_WHAT NEEDS TO BE DONE:_
In the records below, find the line with "Convert this chart to D3.js code." and the line with "const fmt = d"; return exactly those lines and every line between them.

Charts and diagrams as code
+-------+
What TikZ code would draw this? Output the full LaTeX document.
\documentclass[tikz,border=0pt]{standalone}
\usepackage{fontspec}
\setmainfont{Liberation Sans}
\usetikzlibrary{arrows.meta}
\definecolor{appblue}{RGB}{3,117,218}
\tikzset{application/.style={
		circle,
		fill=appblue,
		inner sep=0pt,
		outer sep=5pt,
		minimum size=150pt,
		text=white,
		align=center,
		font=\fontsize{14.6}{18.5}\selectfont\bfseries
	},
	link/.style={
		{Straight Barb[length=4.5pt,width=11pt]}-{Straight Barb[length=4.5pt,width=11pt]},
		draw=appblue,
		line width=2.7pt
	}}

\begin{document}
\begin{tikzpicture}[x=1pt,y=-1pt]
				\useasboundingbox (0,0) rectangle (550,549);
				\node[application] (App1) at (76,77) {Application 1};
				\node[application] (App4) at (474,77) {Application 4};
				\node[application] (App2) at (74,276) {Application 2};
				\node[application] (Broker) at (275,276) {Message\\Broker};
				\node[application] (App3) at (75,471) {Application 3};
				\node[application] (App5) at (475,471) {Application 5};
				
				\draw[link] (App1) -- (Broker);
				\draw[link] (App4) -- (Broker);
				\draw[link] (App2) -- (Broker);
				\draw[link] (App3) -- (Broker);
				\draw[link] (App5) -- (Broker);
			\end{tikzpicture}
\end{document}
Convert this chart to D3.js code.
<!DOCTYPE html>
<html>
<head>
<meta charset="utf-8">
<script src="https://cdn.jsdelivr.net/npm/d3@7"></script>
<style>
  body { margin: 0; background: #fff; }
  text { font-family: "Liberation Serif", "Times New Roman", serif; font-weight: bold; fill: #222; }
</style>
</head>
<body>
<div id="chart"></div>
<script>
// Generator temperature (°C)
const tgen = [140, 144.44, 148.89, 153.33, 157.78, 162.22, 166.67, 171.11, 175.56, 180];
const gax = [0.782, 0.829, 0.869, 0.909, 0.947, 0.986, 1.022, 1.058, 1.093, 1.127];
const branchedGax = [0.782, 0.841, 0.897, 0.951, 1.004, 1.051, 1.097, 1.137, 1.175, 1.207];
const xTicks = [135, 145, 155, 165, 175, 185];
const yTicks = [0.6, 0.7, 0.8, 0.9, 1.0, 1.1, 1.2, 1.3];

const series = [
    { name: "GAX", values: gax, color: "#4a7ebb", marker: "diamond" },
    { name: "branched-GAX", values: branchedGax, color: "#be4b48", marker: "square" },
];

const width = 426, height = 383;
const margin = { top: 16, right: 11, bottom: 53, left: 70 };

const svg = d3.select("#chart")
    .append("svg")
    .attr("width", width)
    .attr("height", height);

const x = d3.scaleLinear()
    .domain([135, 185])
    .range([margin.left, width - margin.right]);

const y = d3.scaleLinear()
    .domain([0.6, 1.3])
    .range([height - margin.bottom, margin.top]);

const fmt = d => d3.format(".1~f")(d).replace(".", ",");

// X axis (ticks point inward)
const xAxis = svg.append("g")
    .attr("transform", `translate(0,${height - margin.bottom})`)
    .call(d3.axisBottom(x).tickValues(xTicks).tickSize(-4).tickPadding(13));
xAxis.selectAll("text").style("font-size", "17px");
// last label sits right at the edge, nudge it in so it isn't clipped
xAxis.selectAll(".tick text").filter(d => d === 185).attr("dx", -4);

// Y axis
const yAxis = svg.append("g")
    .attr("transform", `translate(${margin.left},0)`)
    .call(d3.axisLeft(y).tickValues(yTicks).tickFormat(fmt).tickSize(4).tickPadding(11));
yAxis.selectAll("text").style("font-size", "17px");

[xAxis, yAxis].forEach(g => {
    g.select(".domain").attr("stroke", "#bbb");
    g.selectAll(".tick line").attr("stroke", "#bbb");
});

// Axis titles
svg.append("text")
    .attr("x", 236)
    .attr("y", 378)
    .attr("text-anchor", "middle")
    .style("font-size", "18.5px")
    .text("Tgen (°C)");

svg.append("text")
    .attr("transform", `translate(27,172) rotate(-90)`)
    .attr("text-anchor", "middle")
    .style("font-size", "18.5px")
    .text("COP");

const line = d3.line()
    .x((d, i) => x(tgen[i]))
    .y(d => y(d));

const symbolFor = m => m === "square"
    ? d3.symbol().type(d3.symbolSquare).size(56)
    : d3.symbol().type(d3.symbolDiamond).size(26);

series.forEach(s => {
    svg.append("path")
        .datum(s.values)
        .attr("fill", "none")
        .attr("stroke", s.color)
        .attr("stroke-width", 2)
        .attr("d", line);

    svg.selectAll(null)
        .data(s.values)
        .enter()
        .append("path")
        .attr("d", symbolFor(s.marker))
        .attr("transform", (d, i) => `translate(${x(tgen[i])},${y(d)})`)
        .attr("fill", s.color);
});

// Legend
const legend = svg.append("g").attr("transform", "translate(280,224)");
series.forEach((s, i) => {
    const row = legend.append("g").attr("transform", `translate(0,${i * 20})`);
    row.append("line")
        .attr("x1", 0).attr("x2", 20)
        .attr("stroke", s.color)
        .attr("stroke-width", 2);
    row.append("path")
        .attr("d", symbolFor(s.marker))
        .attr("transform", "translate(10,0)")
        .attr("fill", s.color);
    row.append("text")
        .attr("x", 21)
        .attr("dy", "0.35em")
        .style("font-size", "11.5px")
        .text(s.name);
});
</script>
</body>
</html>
+-------+
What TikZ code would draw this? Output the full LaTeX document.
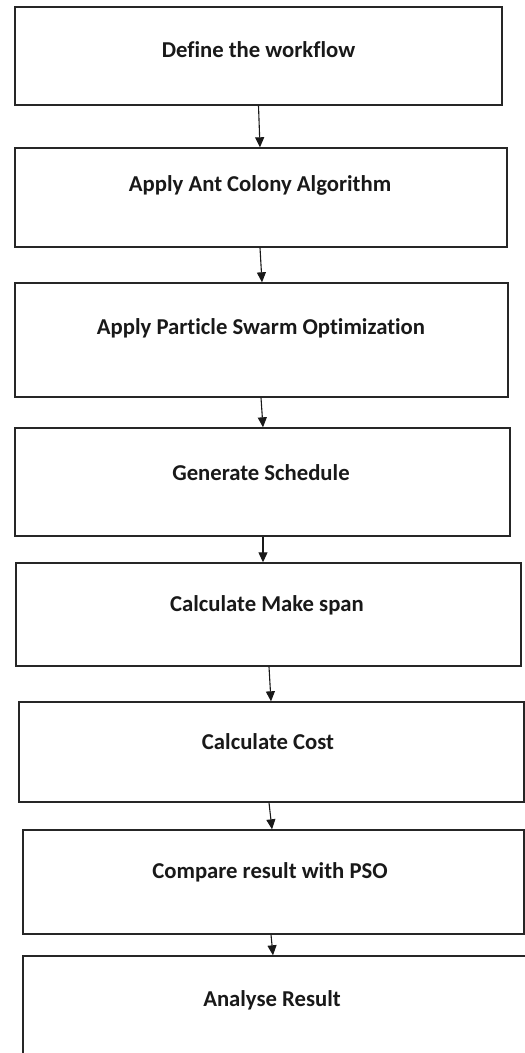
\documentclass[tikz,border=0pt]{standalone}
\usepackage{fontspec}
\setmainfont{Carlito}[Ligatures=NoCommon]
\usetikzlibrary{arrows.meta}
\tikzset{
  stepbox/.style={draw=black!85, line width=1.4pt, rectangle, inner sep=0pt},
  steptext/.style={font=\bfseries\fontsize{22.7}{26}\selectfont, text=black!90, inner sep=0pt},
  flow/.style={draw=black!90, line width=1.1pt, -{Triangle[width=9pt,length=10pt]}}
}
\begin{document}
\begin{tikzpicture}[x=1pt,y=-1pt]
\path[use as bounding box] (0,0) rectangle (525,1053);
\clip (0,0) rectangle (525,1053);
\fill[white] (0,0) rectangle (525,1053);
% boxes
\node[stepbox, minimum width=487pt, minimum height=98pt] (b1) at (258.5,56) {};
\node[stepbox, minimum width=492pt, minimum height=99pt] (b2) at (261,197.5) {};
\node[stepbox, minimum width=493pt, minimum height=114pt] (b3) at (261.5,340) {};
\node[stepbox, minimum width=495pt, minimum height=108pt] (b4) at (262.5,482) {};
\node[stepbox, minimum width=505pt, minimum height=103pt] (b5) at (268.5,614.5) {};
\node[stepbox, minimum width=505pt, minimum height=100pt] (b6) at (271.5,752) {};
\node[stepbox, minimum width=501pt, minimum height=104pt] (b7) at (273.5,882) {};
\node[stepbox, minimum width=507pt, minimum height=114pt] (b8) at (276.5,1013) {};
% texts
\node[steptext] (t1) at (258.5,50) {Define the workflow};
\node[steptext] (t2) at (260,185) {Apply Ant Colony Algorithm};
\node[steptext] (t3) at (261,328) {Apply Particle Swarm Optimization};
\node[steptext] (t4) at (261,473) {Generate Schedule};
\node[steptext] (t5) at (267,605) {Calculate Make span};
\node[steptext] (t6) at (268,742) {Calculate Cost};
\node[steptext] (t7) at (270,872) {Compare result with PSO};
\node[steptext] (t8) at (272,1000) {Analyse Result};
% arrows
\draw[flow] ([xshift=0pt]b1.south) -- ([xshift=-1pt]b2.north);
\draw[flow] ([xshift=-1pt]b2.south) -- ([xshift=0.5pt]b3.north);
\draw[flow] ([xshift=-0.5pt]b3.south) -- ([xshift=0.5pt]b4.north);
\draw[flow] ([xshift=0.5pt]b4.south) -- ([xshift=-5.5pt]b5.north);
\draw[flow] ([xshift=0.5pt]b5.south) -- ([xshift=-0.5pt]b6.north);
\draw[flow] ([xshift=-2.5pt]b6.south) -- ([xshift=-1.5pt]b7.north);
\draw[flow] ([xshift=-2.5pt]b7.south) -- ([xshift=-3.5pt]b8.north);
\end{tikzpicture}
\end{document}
+-------+
_IN RESPONSE:_
Convert this chart to D3.js code.
<!DOCTYPE html>
<html>
<head>
<meta charset="utf-8">
<script src="https://cdn.jsdelivr.net/npm/d3@7"></script>
<style>
  body { margin: 0; background: #fff; }
  text { font-family: "Liberation Serif", "Times New Roman", serif; font-weight: bold; fill: #222; }
</style>
</head>
<body>
<div id="chart"></div>
<script>
// Generator temperature (°C)
const tgen = [140, 144.44, 148.89, 153.33, 157.78, 162.22, 166.67, 171.11, 175.56, 180];
const gax = [0.782, 0.829, 0.869, 0.909, 0.947, 0.986, 1.022, 1.058, 1.093, 1.127];
const branchedGax = [0.782, 0.841, 0.897, 0.951, 1.004, 1.051, 1.097, 1.137, 1.175, 1.207];
const xTicks = [135, 145, 155, 165, 175, 185];
const yTicks = [0.6, 0.7, 0.8, 0.9, 1.0, 1.1, 1.2, 1.3];

const series = [
    { name: "GAX", values: gax, color: "#4a7ebb", marker: "diamond" },
    { name: "branched-GAX", values: branchedGax, color: "#be4b48", marker: "square" },
];

const width = 426, height = 383;
const margin = { top: 16, right: 11, bottom: 53, left: 70 };

const svg = d3.select("#chart")
    .append("svg")
    .attr("width", width)
    .attr("height", height);

const x = d3.scaleLinear()
    .domain([135, 185])
    .range([margin.left, width - margin.right]);

const y = d3.scaleLinear()
    .domain([0.6, 1.3])
    .range([height - margin.bottom, margin.top]);

const fmt = d => d3.format(".1~f")(d).replace(".", ",");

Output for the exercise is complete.